Le parti Pheu Thai rêve, sur son nom de famille, réaliser un grand chelem et revenir ainsi aux affaires que Yingluck, sœur de Thaksin, avait dû abandonner suite au coup d’Etat de 2014. Il n’est pas étonnant de constater que les deux bastions du Nord et du Nord Est la placent en 1ère position. A l’inverse, le Sud, davantage anti-thaksinien comme le montrait la force déployée contre Yingluck par Suthep Thaugsuban lors des manifestations de 2014, confère à Paethongtharn un encourageant classement. Il faut aussi remarquer la performance durable du Move Forward avec son leader Pita Limjaroenrat, placé en tête dans la capitale et trois fois deuxième. Cela confirme l’implantation de ce jeune parti, surtout auprès des jeunes. Celui-ci avait créé la surprise en mars 2019 (6 millions de voix) avec son dirigeant charismatique Thanathorn Juangroongruangkit et la première mouture de ce parti, le Future Forward (dissous en février 2020 par la cour constitutionnelle trois mois après que Thanathorn fut déchu de son mandat de député).
Des prétendants nombreux
On pourra regretter que ce sondage n’ait pas mesuré l’influence de Prawit Wongsuwan, intérimaire Premier ministre pendant un mois en septembre, quand les autorités judiciaires avaient suspendu Prayut de son poste de chef de gouvernement pour dire quand son mandat avait commencé. On sait maintenant que 2025 sera une date butoir et qu’en cas de victoire l’an prochain, Prayut devra laisser la place deux ans après. Est-ce la raison pour laquelle le Palang Pracharat, actuel parti majoritaire, n’ait pas encore défini qui seront ses candidats Premier-ministrables ? La récente naissance du nouveau parti d’appoint Ruam Thai Sang Chart, clone du PP, pourrait laisser Prayut défendre ses couleurs au cas où Prawit soit désigné au premier rang de ce dernier. Deux cartes valent mieux qu’une dans les rangs militaro-royalistes. Cependant, le troisième homme de l’actuelle majorité parlementaire, le ministre de la Santé publique, Anutin Charnvirakul, ne cache pas son ambition de devenir Premier ministre. Chef du parti « central » Bumjaithai et incontournable faiseur de coalition, Anutin se dit que ça pourrait être son tour. Dopé après avoir porté victorieusement en 2022 une loi sur la dépénalisation contrôlée de l’usage du cannabis en Thaïlande, une première en Asie.
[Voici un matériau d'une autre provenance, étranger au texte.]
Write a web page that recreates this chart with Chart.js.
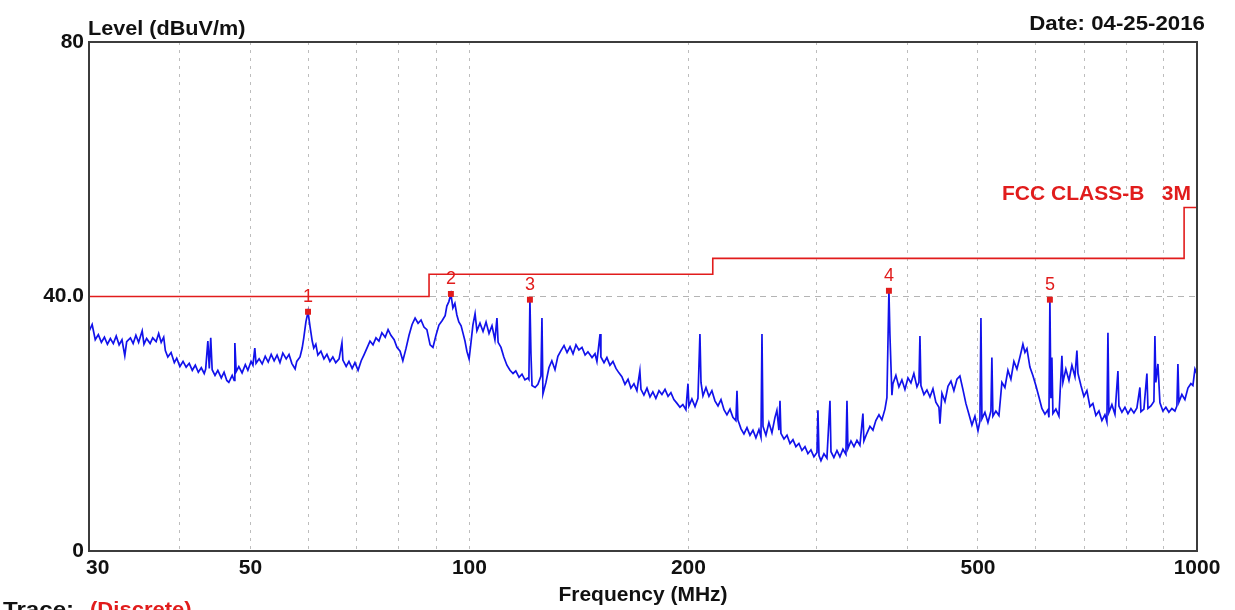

Quant au chef du parti démocrate et actuel ministre du Commerce, Jurin Laksanawisit, sa déclaration du mardi 15 novembre est sans ambiguïté : «je n’ai jamais été aussi sûr d’être prêt (à devenir Premier ministre) ». En espérant que la plus ancienne formation politique du pays, les Démocrates, retrouve son lustre d’antan et efface sa terrible déconvenue de 2019.
Les potentiels Premier-ministrables ne cachent donc plus leurs ambitions. Penser que les élections de 2023 se résumeront à un match entre partis proches de l’establishment et thaksiniens est une erreur. D’une part, le Move Forward trace sa propre voie vers une démocratisation plus aboutie, y compris sur des questions sensibles liées à la monarchie. D’autre part, les rumeurs récurrentes d’une alliance entre Prawit et le Pheu Thai sont à suivre de près. Ce qui paradoxalement ferait de Prayut le candidat idoine des conservateurs les plus durs. Prayut bien qu’affaibli, n’est donc pas encore éliminé.